| Problem requirements |
Stop at the line containing "277, 285, 279, 274, 287, 293, 277, 269, 277];": write out every line from the beginning of the entries up to and including it, minus the pictures.

(Figure scripts)
.....
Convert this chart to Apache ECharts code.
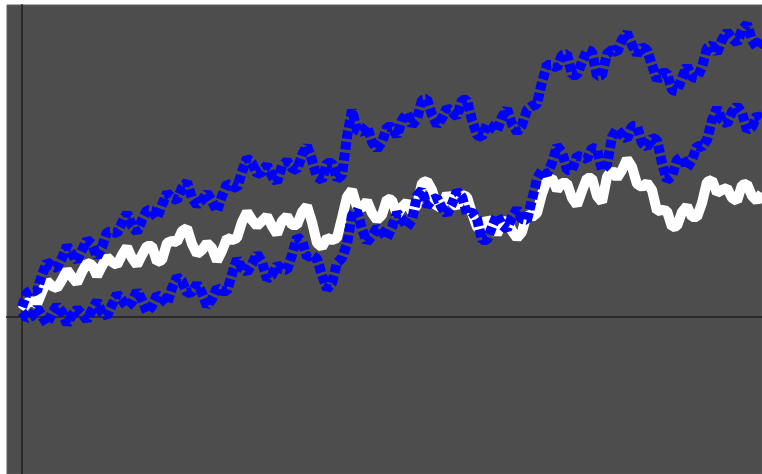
<!DOCTYPE html>
<html>
<head>
<meta charset="utf-8">
<script src="https://cdn.jsdelivr.net/npm/echarts@6/dist/echarts.min.js"></script>
<style>
  html, body { margin: 0; padding: 0; background: #ffffff; }
  #chart { width: 762px; height: 474px; }
</style>
</head>
<body>
<div id="chart"></div>
<script>
// Half-step time grid shared by all three paths (0, 0.5, ... 74)
const steps = Array.from({ length: 149 }, (_, i) => i / 2);

// Path values (arbitrary units above the zero line)
const upperPath = [10, 24, 27, 26, 42, 55, 51, 49, 59, 71, 63, 56, 67, 77, 73, 60, 70, 85, 85, 84,
  94, 104, 91, 85, 97, 107, 106, 99, 112, 124, 119, 117, 129, 135, 119, 112, 117, 124, 116, 106,
  121, 133, 131, 129, 145, 159, 154, 143, 145, 152, 141, 135, 151, 156, 149, 147, 162, 171, 157, 140,
  137, 154, 154, 138, 142, 180, 207, 187, 185, 191, 175, 168, 175, 190, 190, 181, 197, 204, 192, 198,
  217, 218, 202, 192, 199, 209, 205, 200, 217, 217, 197, 182, 180, 193, 190, 186, 200, 208, 193, 185,
  192, 207, 211, 213, 235, 252, 252, 249, 262, 263, 242, 242, 255, 267, 265, 241, 242, 263, 267, 265,
  277, 284, 272, 263, 270, 267, 252, 237, 244, 244, 227, 226, 239, 251, 240, 239, 250, 269, 272, 264,
  277, 285, 279, 274, 287, 293, 277, 269, 277];

const middlePath = [7, 14, 16, 13, 25, 36, 31, 29, 37, 47, 40, 34, 45, 54, 52, 41, 51, 60, 55, 52,
  62, 70, 59, 52, 62, 71, 71, 55, 57, 74, 76, 75, 86, 89, 73, 63, 67, 74, 69, 56,
  66, 79, 77, 79, 95, 105, 97, 91, 96, 101, 91, 83, 96, 101, 92, 92, 105, 111, 95, 74,
  70, 79, 77, 79, 99, 120, 127, 110, 109, 116, 104, 97, 102, 118, 117, 102, 110, 115, 105, 112,
  134, 136, 127, 110, 111, 123, 115, 110, 122, 120, 104, 90, 86, 98, 93, 83, 93, 97, 86, 79,
  85, 103, 100, 104, 123, 137, 139, 127, 134, 134, 119, 112, 126, 139, 139, 121, 115, 140, 147, 139,
  147, 158, 150, 133, 130, 134, 127, 106, 107, 106, 90, 91, 105, 111, 100, 100, 114, 135, 137, 124,
  127, 129, 119, 116, 132, 133, 121, 116, 124];

const lowerPath = [5, -1, 1, 9, 1, -7, 4, 11, 5, -7, 2, 8, 3, -3, 7, 16, 4, 1, 12, 23,
  17, 10, 15, 26, 17, 5, 11, 22, 19, 13, 29, 40, 36, 24, 25, 33, 24, 11, 18, 29,
  26, 26, 43, 58, 49, 45, 53, 63, 55, 38, 42, 52, 48, 47, 62, 80, 76, 60, 62, 58,
  42, 28, 34, 54, 59, 73, 102, 106, 88, 75, 81, 89, 85, 79, 90, 104, 98, 90, 97, 121,
  127, 111, 117, 119, 109, 103, 113, 126, 120, 103, 105, 98, 77, 77, 90, 102, 92, 88, 100, 108,
  98, 97, 117, 138, 147, 143, 154, 171, 165, 147, 147, 161, 160, 158, 169, 168, 147, 152, 180, 188,
  182, 178, 191, 191, 174, 170, 179, 177, 154, 137, 141, 157, 160, 149, 157, 171, 170, 177, 197, 209,
  197, 193, 205, 211, 204, 187, 190, 202, 197];

const pair = (vals) => vals.map((v, i) => [steps[i], v]);

const chart = echarts.init(document.getElementById('chart'), null, { renderer: 'canvas' });

const hidden = { show: false };
const zeroLine = { show: true, onZero: true, lineStyle: { color: '#2a2a2a', width: 2 } };
const dashed = { color: '#0000ff', width: 10, type: [8, 3], cap: 'butt', join: 'bevel' };

chart.setOption({
  animation: false,
  backgroundColor: '#ffffff',
  grid: {
    left: 7, top: 5, right: 0, bottom: 0,
    show: true, backgroundColor: '#4d4d4d', borderWidth: 1, borderColor: '#5c5c5c'
  },
  xAxis: {
    type: 'value', min: -1.5, max: 74,
    axisLine: zeroLine, axisTick: hidden, axisLabel: hidden, splitLine: hidden
  },
  yAxis: {
    type: 'value', min: -157, max: 312,
    axisLine: zeroLine, axisTick: hidden, axisLabel: hidden, splitLine: hidden
  },
  series: [
    {
      name: 'middle', type: 'line', data: pair(middlePath), showSymbol: false,
      lineStyle: { color: '#ffffff', width: 10, join: 'bevel' }
    },
    {
      name: 'upper', type: 'line', data: pair(upperPath), showSymbol: false,
      lineStyle: dashed
    },
    {
      name: 'lower', type: 'line', data: pair(lowerPath), showSymbol: false,
      lineStyle: dashed
    }
  ]
});
</script>
</body>
</html>
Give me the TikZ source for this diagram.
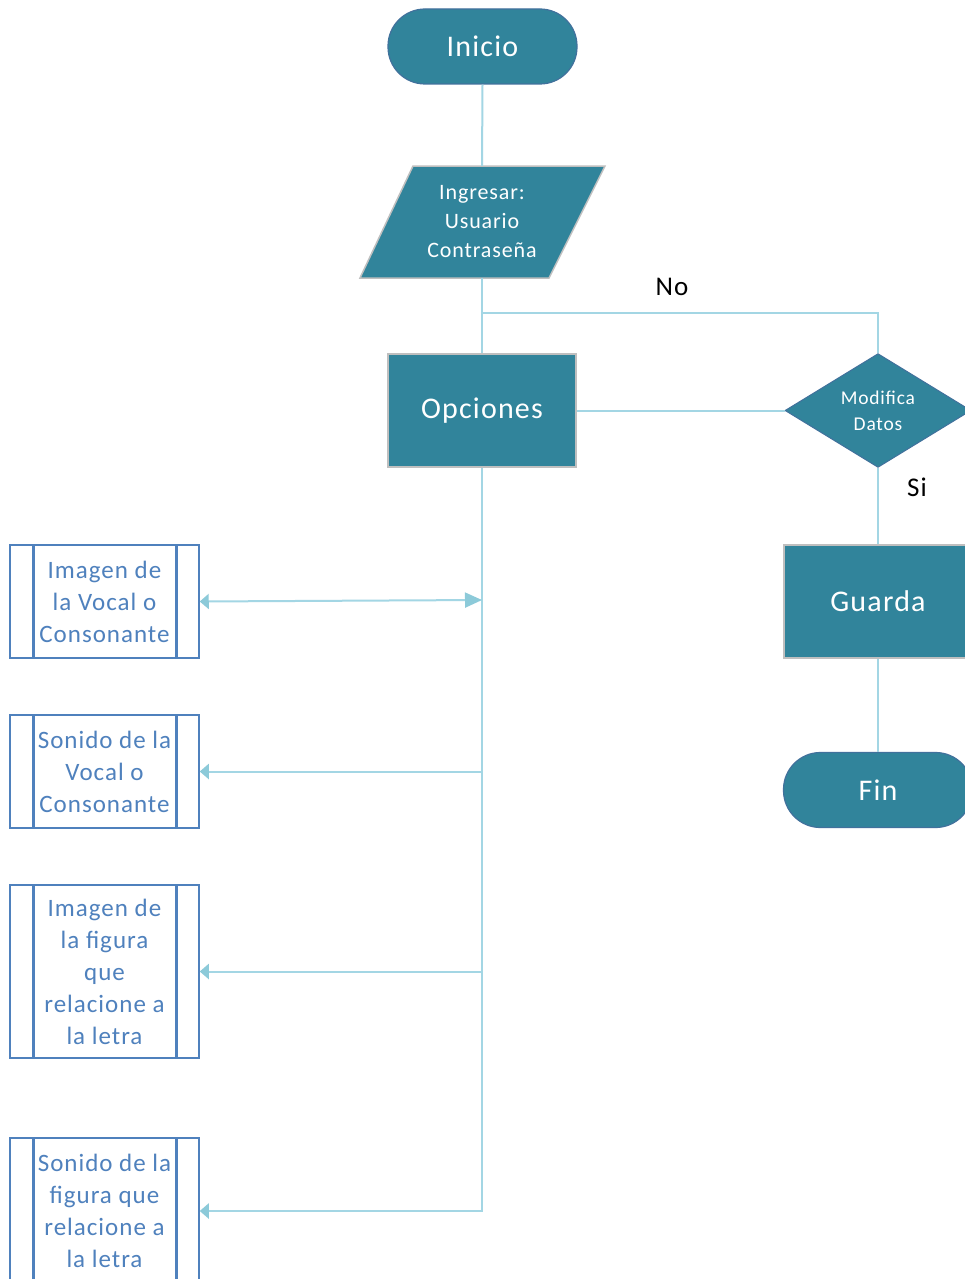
\documentclass[tikz,border=0pt]{standalone}
\usepackage{fontspec}
\setmainfont[LetterSpace=4]{Carlito}
\usetikzlibrary{shapes.geometric,arrows.meta,calc}

\definecolor{tealfill}{HTML}{31849B}
\definecolor{termborder}{HTML}{41719C}
\definecolor{grayborder}{HTML}{BFBFBF}
\definecolor{subblue}{HTML}{4F81BD}
\definecolor{connblue}{HTML}{A3D6E4}
\definecolor{tipblue}{HTML}{8CCAD9}

\tikzset{
  x={(1pt,0)}, y={(0,-1pt)},
  terminal/.style={rectangle, rounded corners=37pt, fill=tealfill, draw=termborder,
    line width=1.2pt, minimum width=189pt, minimum height=75pt, text=white,
    font=\fontsize{30}{36}\selectfont},
  process/.style={rectangle, fill=tealfill, draw=grayborder, line width=1.5pt,
    minimum width=188pt, minimum height=113pt, text=white,
    font=\fontsize{30}{36}\selectfont},
  decision/.style={diamond, fill=tealfill, draw=termborder, line width=1pt,
    minimum width=186pt, minimum height=113pt, inner sep=0pt, text=white,
    align=center, font=\fontsize{19.5}{26}\selectfont},
  iotext/.style={rectangle, minimum width=188pt, minimum height=112pt, text=white,
    align=center, font=\fontsize{22}{29}\selectfont},
  subproc/.style={rectangle, draw=subblue, line width=1.5pt, minimum width=189pt,
    text=subblue, align=center, font=\fontsize{25}{32}\selectfont,
    path picture={
      \draw[subblue, line width=3pt]
        ([xshift=23pt]path picture bounding box.north west) --
        ([xshift=23pt]path picture bounding box.south west)
        ([xshift=-23pt]path picture bounding box.north east) --
        ([xshift=-23pt]path picture bounding box.south east);
    }},
  conn/.style={draw=connblue, line width=2pt},
  tipleft/.style={-{Triangle[length=9pt,width=15pt,color=tipblue]}},
  label/.style={text=black, font=\fontsize{27}{32}\selectfont},
}

\begin{document}
\begin{tikzpicture}
  \useasboundingbox (0,0) rectangle (965,1279);
  \fill[white] (0,0) rectangle (965,1279);
  \clip (0,0) rectangle (965,1279);

  % main column
  \node[terminal] (ini) at (482.5,46.5) {Inicio};
  \fill[tealfill, draw=grayborder, line width=1.5pt]
    (413,166) -- (605,166) -- (549,278) -- (360,278) -- cycle;
  \node[iotext] (in) at (482,222) {Ingresar:\\Usuario\\Contraseña};
  \node[process] (op) at (482,410.5) {Opciones};

  % right column
  \node[decision] (dia) at (878,410.5) {Modifica\\Datos};
  \node[process] (gu) at (878,601.5) {Guarda};
  \node[terminal] (fin) at (878,790) {Fin};

  % sub-processes
  \node[subproc, minimum height=113pt] (s1) at (104.5,601.5) {Imagen de\\la Vocal o\\Consonante};
  \node[subproc, minimum height=113pt] (s2) at (104.5,771.5) {Sonido de la\\Vocal o\\Consonante};
  \node[subproc, minimum height=173pt] (s3) at (104.5,971.5) {Imagen de\\la figura\\que\\relacione a\\la letra};
  \node[subproc, minimum height=146pt] (s4) at (104.5,1211) {Sonido de la\\figura que\\relacione a\\la letra};

  % junctions
  \coordinate (j0) at (482,313);
  \coordinate (j1) at (482,600);

  % connectors
  \draw[conn] (ini.south) -- (in.north);
  \draw[conn] (in.south) -- (op.north);
  \draw[conn] (j0) -| (dia.north);
  \draw[conn] (op.east) -- (dia.west);
  \draw[conn] (dia.south) -- (gu.north);
  \draw[conn] (gu.south) -- (fin.north);

  \draw[conn, tipleft] (op.south) |- (s4.east);
  \draw[conn, tipleft] (op.south |- s3.east) -- (s3.east);
  \draw[conn, tipleft] (op.south |- s2.east) -- (s2.east);
  \draw[conn, {Triangle[length=9pt,width=15pt,color=tipblue]}-{Triangle[length=17pt,width=15pt,color=tipblue]}]
    (s1.east) -- (j1);

  % branch labels
  \node[label] (no) at (672,287) {No};
  \node[label] (si) at (917,487) {Si};
\end{tikzpicture}
\end{document}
.....
| Exercise answer |
Convert this chart to Apache ECharts code.
<!DOCTYPE html>
<html>
<head>
<meta charset="utf-8">
<script src="https://cdn.jsdelivr.net/npm/echarts@6/dist/echarts.min.js"></script>
<style>
  html, body { margin: 0; padding: 0; background: #ffffff; }
  #chart { width: 762px; height: 474px; }
</style>
</head>
<body>
<div id="chart"></div>
<script>
// Half-step time grid shared by all three paths (0, 0.5, ... 74)
const steps = Array.from({ length: 149 }, (_, i) => i / 2);

// Path values (arbitrary units above the zero line)
const upperPath = [10, 24, 27, 26, 42, 55, 51, 49, 59, 71, 63, 56, 67, 77, 73, 60, 70, 85, 85, 84,
  94, 104, 91, 85, 97, 107, 106, 99, 112, 124, 119, 117, 129, 135, 119, 112, 117, 124, 116, 106,
  121, 133, 131, 129, 145, 159, 154, 143, 145, 152, 141, 135, 151, 156, 149, 147, 162, 171, 157, 140,
  137, 154, 154, 138, 142, 180, 207, 187, 185, 191, 175, 168, 175, 190, 190, 181, 197, 204, 192, 198,
  217, 218, 202, 192, 199, 209, 205, 200, 217, 217, 197, 182, 180, 193, 190, 186, 200, 208, 193, 185,
  192, 207, 211, 213, 235, 252, 252, 249, 262, 263, 242, 242, 255, 267, 265, 241, 242, 263, 267, 265,
  277, 284, 272, 263, 270, 267, 252, 237, 244, 244, 227, 226, 239, 251, 240, 239, 250, 269, 272, 264,
  277, 285, 279, 274, 287, 293, 277, 269, 277];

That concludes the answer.